National Post (National Edition)

Budget can’t balance itself

Opposition in Ontario should face reality

- Randall denley Randall Denley is an Ottawa political commentato­r and former Ontario PC candidate. Contact him at randallden­ley1@gmail.com

Ontario NDP leader Andrea Horwath and other progressiv­e thinkers have seized on this week’s report from financial accountabi­lity officer Peter Weltman as evidence that, as she put it, “Doug Ford juiced up the deficit number to create a manufactur­ed crisis and justify coming cuts to the services people need.”

If only she were even remotely correct.

Finance Minister Vic Fedeli says the province’s deficit for this year will be $14.5 billion. That includes a $1-billion contingenc­y that probably won’t be spent. Without that, Fedeli’s deficit is $13.5 billion. Weltman doesn’t include that contingenc­y and projects a bit more tax revenue than Fedeli does. His deficit number is $12.3 billion.

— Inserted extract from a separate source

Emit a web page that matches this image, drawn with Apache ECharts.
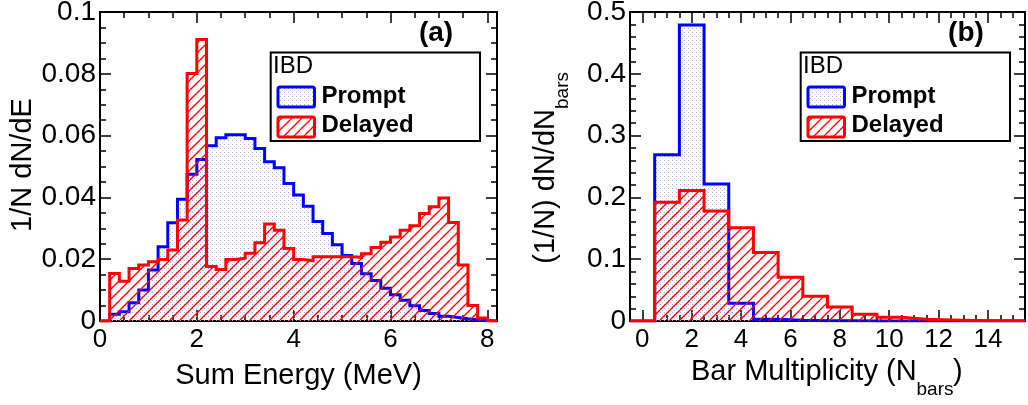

Neither of those figures constitute­s good news. Fedeli is saying we’re in quicksand up to our necks. Weltman says maybe the quicksand is only shoulder deep. Either way, the dilemma is not appreciabl­y different.

The budget crisis was manufactur­ed, but it was manufactur­ed by the former Liberal government, which left the province with a substantia­l deficit and a public expectatio­n that services can be continuall­y improved without having to pay more for them. Now, Ford has the unenviable task of trying to restore fiscal sanity.

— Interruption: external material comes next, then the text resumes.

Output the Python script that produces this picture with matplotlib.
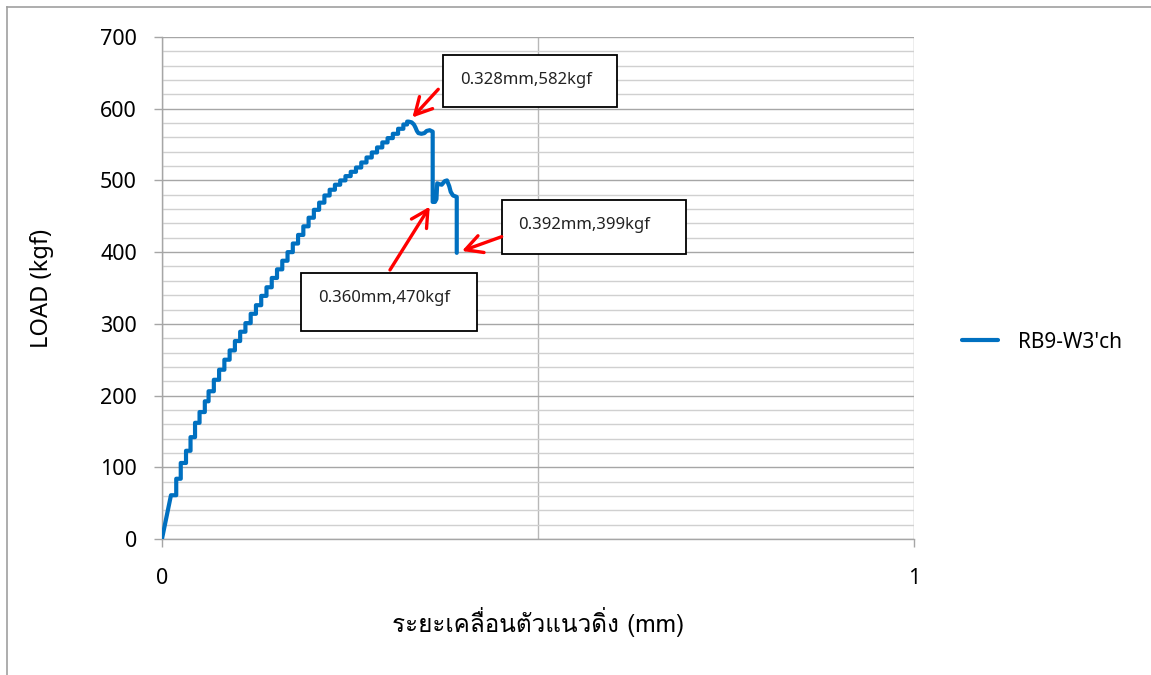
import matplotlib
matplotlib.use("Agg")
import matplotlib.pyplot as plt
from matplotlib import font_manager
from matplotlib.ft2font import FT2Font
from matplotlib.lines import Line2D
from matplotlib.patches import Rectangle

# load-displacement readings (mm, kgf)
disp_mm = [
    0.000, 0.012,
    0.019, 0.019, 0.025, 0.025, 0.032, 0.032, 0.038, 0.038, 0.044, 0.044,
    0.050, 0.050, 0.057, 0.057, 0.062, 0.062, 0.069, 0.069,
    0.076, 0.076, 0.083, 0.083, 0.090, 0.090, 0.097, 0.097, 0.104, 0.104,
    0.111, 0.111, 0.118, 0.118, 0.125, 0.125, 0.132, 0.132, 0.139, 0.139,
    0.146, 0.146, 0.153, 0.153, 0.160, 0.160, 0.167, 0.167, 0.174, 0.174,
    0.181, 0.181, 0.188, 0.188, 0.195, 0.195, 0.202, 0.202, 0.209, 0.209,
    0.216, 0.216, 0.223, 0.223, 0.230, 0.230, 0.237, 0.237, 0.244, 0.244,
    0.251, 0.251, 0.258, 0.258, 0.265, 0.265, 0.272, 0.272, 0.279, 0.279,
    0.286, 0.286, 0.293, 0.293, 0.300, 0.300, 0.307, 0.307, 0.314, 0.314,
    0.321, 0.321, 0.326, 0.326,
    0.328, 0.332, 0.335, 0.337, 0.339, 0.341, 0.345, 0.349, 0.352, 0.356,
    0.360, 0.360, 0.363, 0.365, 0.366, 0.368, 0.372, 0.376, 0.379, 0.382,
    0.384, 0.387, 0.392, 0.392,
]
load_kgf = [
    0, 61,
    61, 84, 84, 106, 106, 123, 123, 142, 142, 162,
    162, 177, 177, 192, 192, 206, 206, 222,
    222, 236, 236, 250, 250, 263, 263, 276, 276, 289,
    289, 301, 301, 314, 314, 326, 326, 339, 339, 351,
    351, 364, 364, 376, 376, 388, 388, 400, 400, 412,
    412, 424, 424, 436, 436, 448, 448, 459, 459, 469,
    469, 479, 479, 487, 487, 494, 494, 500, 500, 506,
    506, 512, 512, 518, 518, 525, 525, 532, 532, 539,
    539, 546, 546, 553, 553, 559, 559, 565, 565, 572,
    572, 578, 578, 582,
    582, 581, 578, 574, 569, 566, 565, 566, 569, 570,
    568, 470, 470, 474, 496, 495, 494, 499, 500, 492,
    484, 479, 477, 399,
]

# key points called out on the curve
note_disp = [0.328, 0.360, 0.392]
note_load = [582, 470, 399]

series_name = "RB9-W3'ch"
x_label = "ระยะเคลื่อนตัวแนวดิ่ง (mm)"
y_label = "LOAD (kgf)"


def thai_font():
    # pick any installed font that has Thai glyphs
    for f in font_manager.fontManager.ttflist:
        try:
            cmap = FT2Font(f.fname).get_charmap()
        except Exception:
            continue
        if 0x0E23 in cmap and 0x0E48 in cmap:
            return f.name
    return None


plt.rcParams['font.family'] = ['Noto Sans', 'DejaVu Sans']
th = thai_font()
label_family = [th, 'Noto Sans', 'DejaVu Sans'] if th else ['Noto Sans', 'DejaVu Sans']

fig = plt.figure(figsize=(11.51, 6.75), dpi=100)
ax = fig.add_axes([0.1407, 0.2015, 0.6534, 0.7437])

blue = '#0070C0'
ax.plot(disp_mm, load_kgf, color=blue, lw=3.0, solid_joinstyle='round',
        solid_capstyle='round', label=series_name, zorder=3)

ax.set_xlim(0, 1)
ax.set_ylim(0, 700)
ax.set_xticks([0, 1])
ax.set_xticks([0.5], minor=True)
ax.set_yticks(range(0, 701, 100))
ax.set_yticks(range(0, 701, 20), minor=True)

ax.grid(which='major', color='#a6a6a6', lw=1.0)
ax.yaxis.grid(which='minor', color='#d0d0d0', lw=1.0)
ax.xaxis.grid(which='minor', color='#b8b8b8', lw=1.0)
ax.set_axisbelow(True)
for s in ['top', 'right']:
    ax.spines[s].set_visible(False)
for s in ['left', 'bottom']:
    ax.spines[s].set_color('#a6a6a6')
    ax.spines[s].set_linewidth(1.0)

ax.tick_params(axis='both', which='major', labelsize=15.5, color='#a6a6a6',
               length=6, width=1.0)
ax.tick_params(axis='x', which='major', pad=15)
ax.tick_params(axis='y', which='major', pad=12)
ax.tick_params(axis='both', which='minor', length=0)

ax.set_xlabel(x_label, fontsize=17.5, family=label_family, labelpad=13)
ax.set_ylabel(y_label, fontsize=17, labelpad=33)

# callout boxes and arrows
boxes = [
    (0.3737, 0.8606, 0.2313, 0.1035, 0.3963, 0.9143),
    (0.1848, 0.4143, 0.2341, 0.1156, 0.2074, 0.4801),
    (0.4521, 0.5677, 0.2447, 0.1076, 0.4734, 0.6255),
]
tails = [(0.3674, 0.8958), (0.3032, 0.5359), (0.4517, 0.6022)]
for (bx, by, bw, bh, tx, ty), tail, xv, yv in zip(boxes, tails, note_disp, note_load):
    ax.add_patch(Rectangle((bx, by), bw, bh, transform=ax.transAxes,
                           facecolor='white', edgecolor='black', lw=1.3,
                           zorder=5, clip_on=False))
    ax.text(tx, ty, f"{xv:.3f}mm,{yv}kgf", transform=ax.transAxes,
            fontsize=12, color='#222222', va='center', ha='left', zorder=6)
    ax.annotate('', xy=(xv, yv), xycoords='data', xytext=tail,
                textcoords='axes fraction',
                arrowprops=dict(arrowstyle='->,head_length=0.6,head_width=0.32',
                                color='#ff0000', lw=2.4, shrinkA=0, shrinkB=4,
                                mutation_scale=20),
                zorder=7)

ax.legend(loc='center left', bbox_to_anchor=(1.039, 0.392), frameon=False,
          fontsize=15, handlelength=1.7, handletextpad=1.0)

# chart area border
fig.add_artist(Line2D([7 / 1151, 7 / 1151], [0, 1 - 7 / 675],
                      transform=fig.transFigure, color='#a0a0a0', lw=1.2))
fig.add_artist(Line2D([7 / 1151, 1], [1 - 7 / 675, 1 - 7 / 675],
                      transform=fig.transFigure, color='#a0a0a0', lw=1.2))

fig.savefig('out.png', dpi=100, facecolor='white')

Weltman’s report is also being used to show that Ford is actually driving the province deeper into the hole, because it projects deficits that will increase in the future. Had those critics even read the headline of Weltman’s media release, they would understand that those deficits would occur “without government action.”

Of course, we know that there will be government action to tackle the deficit. Ford is not going to sit there and watch it go up.

The main point of Weltman’s report, which certainly wasn’t disguised, is that eliminatin­g the deficit over four years by spending reductions alone, as Ford has promised to do, will be extremely difficult. Weltman doesn’t use it, but the word “impossible” wouldn’t be inappropri­ate.

Weltman is the first to quantify what an all-cuts budget-balancing exercise would look like, and it isn’t pretty. To balance the budget in four years, Ford’s government would have to hold program spending to an average of 1.2 per cent a year, a number not seen since the notso-fondly remembered Mike Harris era.

Accomplish­ing that kind of spending control is even tougher than it sounds because that 1.2 per cent would still need to accommodat­e inflation, population expansion and increasing service demand. Health care, government’s largest expenditur­e, faces annual four-per-cent increases from those pressures alone.

Weltman says balancing the books with spending restraint and cuts only would mean an actual reduction in spending of eight per cent per person, a figure we haven’t heard from the government. Even that might understate the challenge. Weltman doesn’t account for any revenue or expense decisions the government might make in the future, but Ford has promised further income-tax and gasoline-tax cuts that would reduce revenue by an additional $2.9 billion a year.

One can reasonably infer from Weltman’s report that he, as a neutral expert on public finances, would not recommend balancing the budget so quickly with no tool but spending cuts.

He says, “Ontarians would benefit from an informed debate on the province’s budget objectives and the tradeoffs necessary to achieve them.”

This is precisely what is required, and what we are least likely to get. Ford is a spending-cuts guy, although he has been a little cagey on just how many years balancing the budget might take. The opposition parties will reflexivel­y oppose any cut, no matter how small or logical. It’s a disappoint­ingly juvenile approach to a real problem.

There is a sensible position in the middle. Postpone additional tax cuts. We don’t have the money to pay for what we have now. Gradually bring power bills back in line with real costs, eliminatin­g $2.4 billion from the deficit. Consider modest medicare user fees or a higher health tax. Money won’t fix our health care system, but starving it for dollars will make it worse. No one wants that. Those moves would still leave billions in spending reductions to be found, and six years is a reasonable timeline for finding them.

That kind of approach would mean bending or breaking some of Ford’s election promises. In a way, it’s commendabl­e that he doesn’t want to do that, but he needs to reflect on how much thought went into those promises, and how people will be affected by them.

The first step is for all parties to agree that deficits and debt are a problem and stop acting like cuts aren’t needed. That ball is in the opposition parties’ court.